OK.  From reading around here and other places, the consensus seems to be that seasoned wood is the way to go and not to use anything still green.  But I was watching the Food channel Monday night (I forget which show), but anyway, they had a segment with a veteran Pit Master (I forget his name too), anyway, he stated to that you can use either but that he prefers green (ie: fresh cut) wood (he was using apple).  He stated it takes less wood because it burns longer and the flavor is the same.

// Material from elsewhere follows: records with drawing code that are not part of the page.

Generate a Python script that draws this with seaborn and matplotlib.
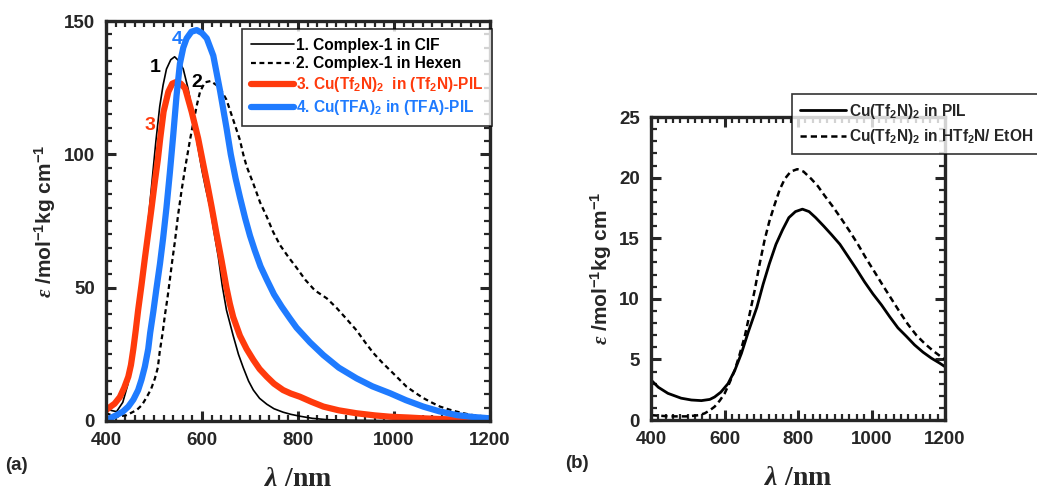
import matplotlib
matplotlib.use("Agg")
import matplotlib.pyplot as plt
import seaborn as sns
import numpy as np
import pandas as pd
from matplotlib.ticker import MultipleLocator

# ---------------- data ----------------
# Panel (a)
wl1 = [400, 410, 422, 435, 446, 456, 464, 472, 480, 488, 496, 504, 512, 519, 526, 535, 543,
       552, 561, 571, 580, 589, 600, 608, 617, 625, 634, 642, 651, 665, 676, 686, 697, 707,
       720, 735, 750, 769, 785, 804, 830, 860, 900, 1000, 1200]
eps1 = [5, 4, 3.5, 7, 14, 25, 35, 47, 60, 75, 90, 105, 118, 126, 132, 135.5, 136.6,
        135, 132, 124.7, 116, 105.4, 94, 87, 80, 71, 61.6, 51, 41.6, 32, 25, 20, 15, 11.6,
        8.5, 6.3, 4.6, 3.3, 2.5, 1.8, 1.0, 0.5, 0.3, 0.1, 0]

wl2 = [400, 420, 443, 464, 475, 485, 494, 502, 508, 512, 518, 523, 528, 533, 538, 544, 550,
       557.6, 565, 575, 582, 590, 596, 606, 618, 630, 640, 651, 665, 679, 686, 693, 707, 721,
       735, 748, 762.5, 780, 797, 815, 835, 860, 880, 900, 922, 940, 957, 975, 992, 1010,
       1026, 1045, 1061, 1080, 1096, 1115, 1131, 1150, 1165, 1185, 1200]
eps2 = [3, 1.5, 2.2, 4.1, 6, 9, 12, 16, 20, 26, 33, 40, 46, 52.9, 60, 67.9, 77,
        86.6, 95, 105.4, 112, 119, 123.5, 127, 127.5, 126, 124, 120.5, 113, 105.4, 100, 95.5, 89, 82,
        76.6, 71, 66, 61.5, 57.5, 53, 49, 46, 42.5, 38.5, 34, 29.5, 25.5, 22, 19, 15.8,
        12.9, 10.5, 8.6, 6.8, 5.4, 4.3, 3.5, 2.7, 2.2, 1.8, 1.5]

wl3 = [400, 405, 418, 429, 438, 446.5, 452, 457, 462, 467, 474, 481, 488, 495, 502, 508, 513,
       520, 530, 538, 547, 556, 565, 578.5, 592, 603, 612, 620, 630, 641, 651, 658, 665, 679,
       693, 707, 720, 735, 750, 769, 785, 804, 828, 853, 885, 922, 960, 992, 1030, 1061, 1100,
       1150, 1200]
eps3 = [4, 4.8, 6.5, 9, 12.5, 16.6, 21, 27, 34, 41.6, 51, 61, 70.5, 80, 90, 98, 106,
        116, 123.5, 126.5, 127.2, 126.5, 124.7, 116, 106, 96, 88, 80.4, 70.5, 60, 50, 44, 39, 32,
        27, 22.9, 19.5, 16.6, 14, 11.6, 10.3, 9.1, 7.2, 5.4, 4.0, 2.9, 2.1, 1.6, 1.3, 1.0, 0.7,
        0.5, 0.3]

wl4 = [400, 408, 422, 435, 446.5, 457, 467, 474, 481, 488, 492, 498.6, 505, 512.5, 519, 526,
       533, 540, 547, 554, 561, 568, 578, 589, 600, 610, 623.6, 637.5, 651, 660, 670, 679, 690,
       700, 710, 722, 735, 750, 766, 783, 797, 825, 853, 885, 922, 955, 992, 1025, 1061, 1095,
       1131, 1165, 1200]
eps4 = [0.5, 1, 2.2, 3.5, 5.4, 8, 11.6, 15.5, 20.4, 27, 33, 41, 49.5, 59, 68.5, 80,
        93, 107, 122, 134, 140, 143.5, 146, 146.6, 145.5, 143.5, 137, 124, 110, 100, 91, 84, 76,
        69.5, 64, 58, 53, 47.5, 42.9, 38.5, 35, 29.5, 24.7, 20, 16, 13, 10.4, 7.8, 5.4, 3.6,
        2.2, 1.5, 1.0]

# Panel (b)
wlb1 = [400, 420, 446, 482, 510, 537, 560, 573, 590, 609.5, 628, 646, 665, 688, 705, 722, 740,
        758, 775, 793, 812, 830, 848, 870, 891, 914, 936, 958, 981, 1004, 1027, 1050, 1072,
        1095, 1117, 1140, 1163, 1185, 1200]
epsb1 = [3.3, 2.7, 2.2, 1.8, 1.65, 1.6, 1.7, 1.9, 2.3, 3.0, 4.1, 5.5, 7.3, 9.3, 11.2, 12.9, 14.5,
         15.7, 16.7, 17.2, 17.4, 17.2, 16.7, 16.0, 15.3, 14.5, 13.5, 12.5, 11.4, 10.4, 9.5, 8.5,
         7.6, 6.9, 6.2, 5.6, 5.1, 4.7, 4.4]

wlb2 = [400, 450, 500, 530, 546, 560, 573, 587, 600.5, 614, 627.7, 641, 655, 668, 682, 695, 709,
        722, 736.6, 750, 764, 780, 798, 815, 836, 854, 872.7, 895, 918, 940, 963, 986, 1008.7,
        1031, 1054, 1077, 1099, 1122, 1145, 1168, 1190, 1200]
epsb2 = [0.4, 0.3, 0.3, 0.4, 0.55, 0.8, 1.1, 1.6, 2.2, 3.1, 4.1, 5.4, 6.9, 8.7, 10.7, 12.8, 14.85,
         16.4, 17.8, 19.0, 19.9, 20.5, 20.7, 20.5, 19.9, 19.3, 18.5, 17.6, 16.6, 15.6, 14.5, 13.3,
         12.2, 11.1, 10.0, 8.9, 7.9, 7.0, 6.3, 5.7, 5.2, 5.0]

labels_a = ["1. Complex-1 in CIF", "2. Complex-1 in Hexen",
            r"3. Cu(Tf$_\mathsf{2}$N)$_\mathsf{2}$  in (Tf$_\mathsf{2}$N)-PIL",
            r"4. Cu(TFA)$_\mathsf{2}$ in (TFA)-PIL"]
labels_b = [r"Cu(Tf$_\mathsf{2}$N)$_\mathsf{2}$ in PIL",
            r"Cu(Tf$_\mathsf{2}$N)$_\mathsf{2}$ in HTf$_\mathsf{2}$N/ EtOH"]
xticks = [400, 600, 800, 1000, 1200]
yticks_a = [0, 50, 100, 150]
yticks_b = [0, 5, 10, 15, 20, 25]

RED = "#FF3A0C"
BLUE = "#1F7BFF"

# ---------------- style ----------------
sns.set_style("ticks")
plt.rcParams["font.family"] = ["Liberation Sans", "DejaVu Sans"]
plt.rcParams["font.weight"] = "bold"
plt.rcParams["mathtext.fontset"] = "custom"
plt.rcParams["mathtext.rm"] = "Liberation Serif:bold"
plt.rcParams["mathtext.it"] = "Liberation Serif:italic"
plt.rcParams["mathtext.sf"] = "Liberation Sans:bold"
plt.rcParams["mathtext.bf"] = "Liberation Sans:bold"
plt.rcParams["lines.solid_joinstyle"] = "round"

fig = plt.figure(figsize=(10.37, 4.95), dpi=100)
ax1 = fig.add_axes([0.1022, 0.1495, 0.3703, 0.808])
ax2 = fig.add_axes([0.6278, 0.1515, 0.2835, 0.612])

def df(x, y):
    return pd.DataFrame({"x": x, "y": y})

sns.lineplot(data=df(wl1, eps1), x="x", y="y", ax=ax1, color="black", lw=1.2,
             label=labels_a[0], sort=False)
sns.lineplot(data=df(wl2, eps2), x="x", y="y", ax=ax1, color="black", lw=1.6,
             label=labels_a[1], sort=False)
ax1.lines[-1].set_dashes([2.2, 1.6])
sns.lineplot(data=df(wl3, eps3), x="x", y="y", ax=ax1, color=RED, lw=4.5,
             label=labels_a[2], sort=False)
sns.lineplot(data=df(wl4, eps4), x="x", y="y", ax=ax1, color=BLUE, lw=4.5,
             label=labels_a[3], sort=False)

sns.lineplot(data=df(wlb1, epsb1), x="x", y="y", ax=ax2, color="black", lw=2.0,
             label=labels_b[0], sort=False)
sns.lineplot(data=df(wlb2, epsb2), x="x", y="y", ax=ax2, color="black", lw=1.8,
             label=labels_b[1], sort=False)
ax2.lines[-1].set_dashes([2.5, 1.6])

for ax, yt, ymax, ymin_step in [(ax1, yticks_a, 150, 5), (ax2, yticks_b, 25, 1)]:
    ax.set_xlim(400, 1200)
    ax.set_ylim(0, ymax)
    ax.set_xticks(xticks)
    ax.set_yticks(yt)
    ax.xaxis.set_minor_locator(MultipleLocator(20))
    ax.yaxis.set_minor_locator(MultipleLocator(ymin_step))
    ax.tick_params(which="both", direction="in", top=True, right=True, labelsize=13.5)
    ax.tick_params(which="major", length=7, width=2.2, pad=8)
    ax.tick_params(which="minor", length=4, width=1.6)
    for t in ax.get_xticklabels() + ax.get_yticklabels():
        t.set_fontweight("bold")
    for s in ax.spines.values():
        s.set_linewidth(2.4)
        s.set_visible(True)
    ax.set_xlabel(r"$\lambda\ \mathrm{/nm}$", fontsize=20, labelpad=12)
    ax.set_ylabel(r"$\varepsilon$ /mol$^{\mathsf{-1}}$kg cm$^{\mathsf{-1}}$", fontsize=15,
                  fontweight="bold", labelpad=4)

# legend (a)
leg1 = ax1.legend(loc="upper right", bbox_to_anchor=(492 / 1037, 1 - 29 / 495),
                  bbox_transform=fig.transFigure, borderaxespad=0, frameon=True,
                  fancybox=False, edgecolor="black", fontsize=11.2, handlelength=2.75,
                  handletextpad=0.15, borderpad=0.55, labelspacing=0.25)
leg1.get_frame().set_linewidth(1.2)
for txt, col in zip(leg1.get_texts(), ["black", "black", RED, BLUE]):
    txt.set_color(col)
    txt.set_fontweight("bold")

# legend (b) - its box runs to the figure edge, as in the reference
leg2 = ax2.legend(loc="upper left", bbox_to_anchor=(792 / 1037, 1 - 94 / 495),
                  bbox_transform=fig.transFigure, borderaxespad=0, frameon=True,
                  fancybox=False, edgecolor="black", fontsize=11.2, handlelength=3.0,
                  handletextpad=0.15, borderpad=0.5, labelspacing=0.4)
leg2.get_frame().set_linewidth(1.2)
for txt in leg2.get_texts():
    txt.set_fontweight("bold")

# curve numbers
ax1.text(502, 132.4, "1", color="black", fontsize=14, fontweight="bold", ha="center", va="center")
ax1.text(590, 127, "2", color="black", fontsize=14, fontweight="bold", ha="center", va="center")
ax1.text(491.7, 111, "3", color=RED, fontsize=14, fontweight="bold", ha="center", va="center")
ax1.text(548, 142.9, "4", color=BLUE, fontsize=14, fontweight="bold", ha="center", va="center")

fig.text(5 / 1037, 1 - 465 / 495, "(a)", fontsize=13.5, fontweight="bold", ha="left", va="center")
fig.text(565 / 1037, 1 - 463 / 495, "(b)", fontsize=13.5, fontweight="bold", ha="left", va="center")

fig.savefig("out.png", dpi=100)
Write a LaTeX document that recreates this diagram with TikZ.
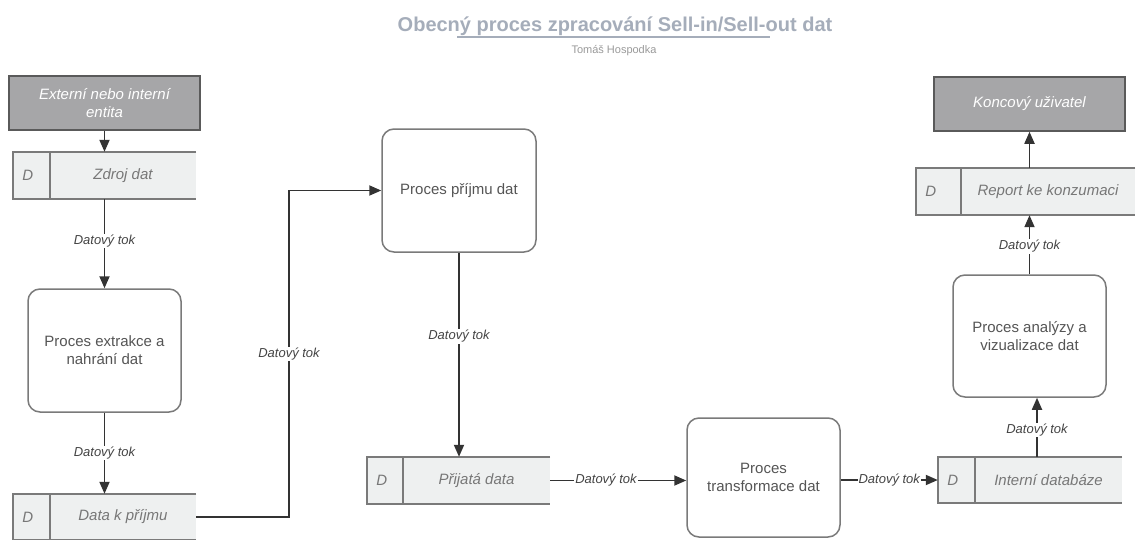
\documentclass[tikz,border=0pt]{standalone}
\usepackage{fontspec}
\setmainfont{Liberation Sans}
\usetikzlibrary{arrows.meta,calc}
\definecolor{titlec}{HTML}{A5ADBA}
\definecolor{subc}{HTML}{9A9A9A}
\definecolor{bordc}{HTML}{7A7A7A}
\definecolor{proct}{HTML}{555555}
\definecolor{entf}{HTML}{A6A6A8}
\definecolor{entb}{HTML}{5A5A5A}
\definecolor{storef}{HTML}{EEF0F0}
\definecolor{storet}{HTML}{777777}
\definecolor{flowc}{HTML}{333333}
\definecolor{lblc}{HTML}{444444}
\tikzset{
  proc/.style={draw=bordc, line width=1.5pt, rounded corners=12pt, fill=white, text=proct, align=center, font=\fontsize{15}{18}\selectfont, inner sep=0pt},
  entity/.style={draw=entb, line width=1.5pt, fill=entf, text=white, align=center, font=\fontsize{15}{18}\selectfont\itshape, inner sep=0pt},
  storebg/.style={fill=storef, inner sep=0pt},
  storeline/.style={draw=bordc, line width=1.5pt},
  storetext/.style={text=storet, font=\fontsize{15}{18}\selectfont\itshape, inner sep=0pt},
  flow/.style={draw=flowc, line width=1.8pt, -{Triangle[length=12pt,width=10pt]}},
  lbl/.style={fill=white, text=lblc, font=\fontsize{13}{15}\selectfont\itshape, inner sep=1pt},
}
\newcommand{\mystore}[7]{%
  \node[storebg, minimum width=#4pt, minimum height=#5pt] (#1) at (#2,#3) {};
  \draw[storeline] (#1.north east) -- (#1.north west) -- (#1.south west) -- (#1.south east);
  \draw[storeline] ([xshift=#6pt]#1.north west) -- ([xshift=#6pt]#1.south west);
  \node[storetext] (#1-d) at ([xshift=15pt]#1.west) {D};
  \node[storetext] (#1-t) at ($([xshift=#6pt]#1.west)!0.5!(#1.east)$) {#7};
}
\begin{document}
\begin{tikzpicture}[x=1pt,y=-1pt]
\useasboundingbox (0,0) rectangle (1136,539);
\fill[white] (0,0) rectangle (1136,539);

% title
\node[font=\fontsize{20}{24}\selectfont\bfseries, text=titlec, anchor=base, inner sep=0pt] (title) at (615,31) {Obecný proces zpracování Sell-in/Sell-out dat};
\draw[titlec, line width=1.5pt] (457,37) -- (770,37);
\node[font=\fontsize{11}{13}\selectfont, text=subc, anchor=base, inner sep=0pt] (author) at (614,53) {Tomáš Hospodka};

% entities
\node[entity, minimum width=191pt, minimum height=54pt] (entity) at (104.5,103) {Externí nebo interní\\entita};
\node[entity, minimum width=191pt, minimum height=54pt] (uzivatel) at (1029.5,104) {Koncový uživatel};

% processes
\node[proc, minimum width=153pt, minimum height=123pt] (extrakce) at (104.5,350.5) {Proces extrakce a\\nahrání dat};
\node[proc, minimum width=154pt, minimum height=123pt] (prijem) at (459,190.5) {Proces příjmu dat};
\node[proc, minimum width=153pt, minimum height=119pt] (transf) at (763.5,477.5) {Proces\\transformace dat};
\node[proc, minimum width=153pt, minimum height=122pt] (analyza) at (1029.5,336) {Proces analýzy a\\vizualizace dat};

% data stores
\mystore{zdroj}{104.5}{175.5}{183}{47}{37}{Zdroj dat}
\mystore{kprijmu}{104.5}{517}{183}{46}{37}{Data k příjmu}
\mystore{prijata}{458.5}{480.5}{183}{47}{36}{Přijatá data}
\mystore{interni}{1030}{480}{184}{46}{37}{Interní databáze}
\mystore{report}{1025.5}{191.5}{219}{47}{45}{Report ke konzumaci}

% connectors
\coordinate (bend) at (289,0);
\draw[flow] (entity.south) -- (zdroj.north);
\draw[flow] (zdroj.south) -- node[lbl, pos=0.47] {Datový tok} (extrakce.north);
\draw[flow] (extrakce.south) -- node[lbl] {Datový tok} (kprijmu.north);
\draw[flow] (kprijmu.east) -- (kprijmu.east -| bend) -- node[lbl] {Datový tok} (bend |- prijem.west) -- (prijem.west);
\draw[flow] (prijem.south) -- node[lbl, pos=0.41] {Datový tok} (prijem.south |- prijata.north);
\draw[flow] (prijata.east) -- node[lbl, pos=0.41] {Datový tok} (prijata.east -| transf.west);
\draw[flow] (transf.east |- interni.west) -- node[lbl] {Datový tok} (interni.west);
\draw[flow] ([xshift=7pt]interni.north) -- node[lbl, pos=0.45] {Datový tok} ([xshift=7pt]interni.north |- analyza.south);
\draw[flow] (analyza.north) -- node[lbl, pos=0.47] {Datový tok} (analyza.north |- report.south);
\draw[flow] (uzivatel.south |- report.north) -- (uzivatel.south);
\end{tikzpicture}
\end{document}
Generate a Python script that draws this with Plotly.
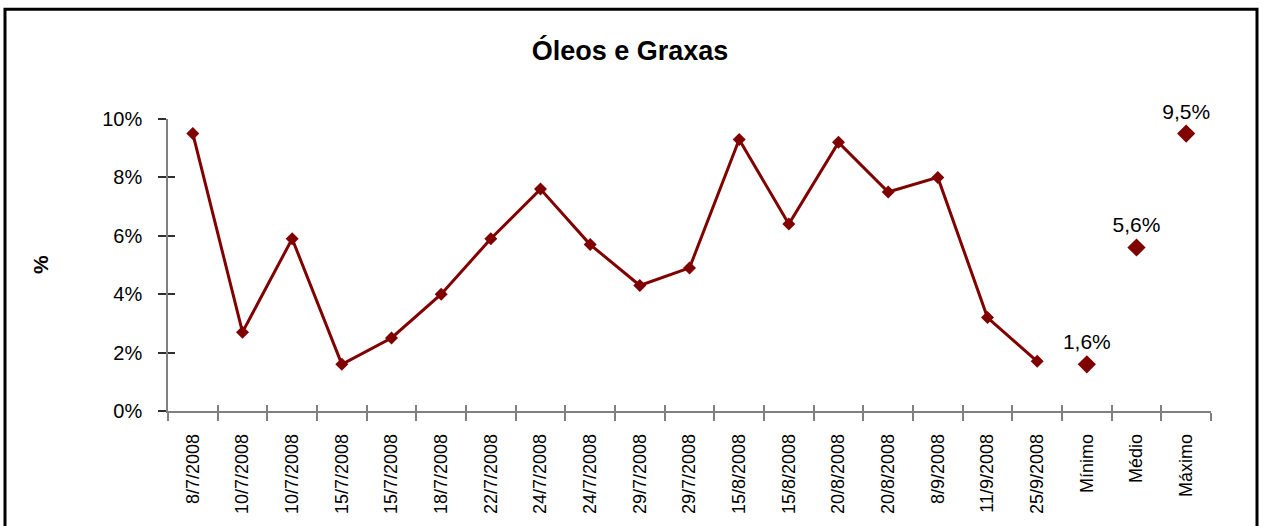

So I guess it doesn't matter either way.  Thoughts?


----------



## low&slow (May 21, 2008)

I have heard that green wood causes creosote and thick white smoke. But green wood does burn hotter and it lasts longer because of the moisture in the wood. I have used it in my big mobile stick burner with good results. I still had the thin blue smoke and no creosote. But I had a roaring fire going in it too. Green wood is usually ok in small amounts. Green wood tends to put off stronger flavors and can ruin a piece of meat if it is used in excess.. it will also build up creosote in your smoker more so than dry wood.
There's a bbq joint in Ozona TX on the way to our deer lease. We stop there every time. Thats all they use is green wood, and they swear by it. And they make some darn good Q too.
I asked the owner why he uses green wood and he said cause it burns hotter and lasts longer. He doesnt like to use any wood that has been seasoned for longer that 3 or 4 months. I guess its just a matter of preference.
To tell ya the truth I have used both and I cant tell a difference. But I only use small amounts of green wood at a time and thats only after I have a very hot fire burning.


----------



## capt dan (May 22, 2008)

I have tried  to use wood that wasn't fully seasoned in my Lang. It didn't burn very well, and I struggled just to keep temps up, so I don't use it much, unless its just for the seasoning part of the smoke, not the fuel part.


----------



## richtee (May 22, 2008)

If you have a huge pit...might work. Read below:
http://www.smokingmeatforums.com/for...67333#poststop


----------



## travcoman45 (May 22, 2008)

Seasoned wood fer me.  Learned the trade from grandpa, he never would use green wood in his smokin or in the woodstove.  I sure ain't gonna argue with all the years a experience he had.  He was a smoker operator at a packin house back in the 20's through the 40's.  I won't take the chance on ruinin a good smoke buy usin green wood.  Just my 2 coppers worth.


----------



## richoso1 (May 22, 2008)

I side with low&slow.


----------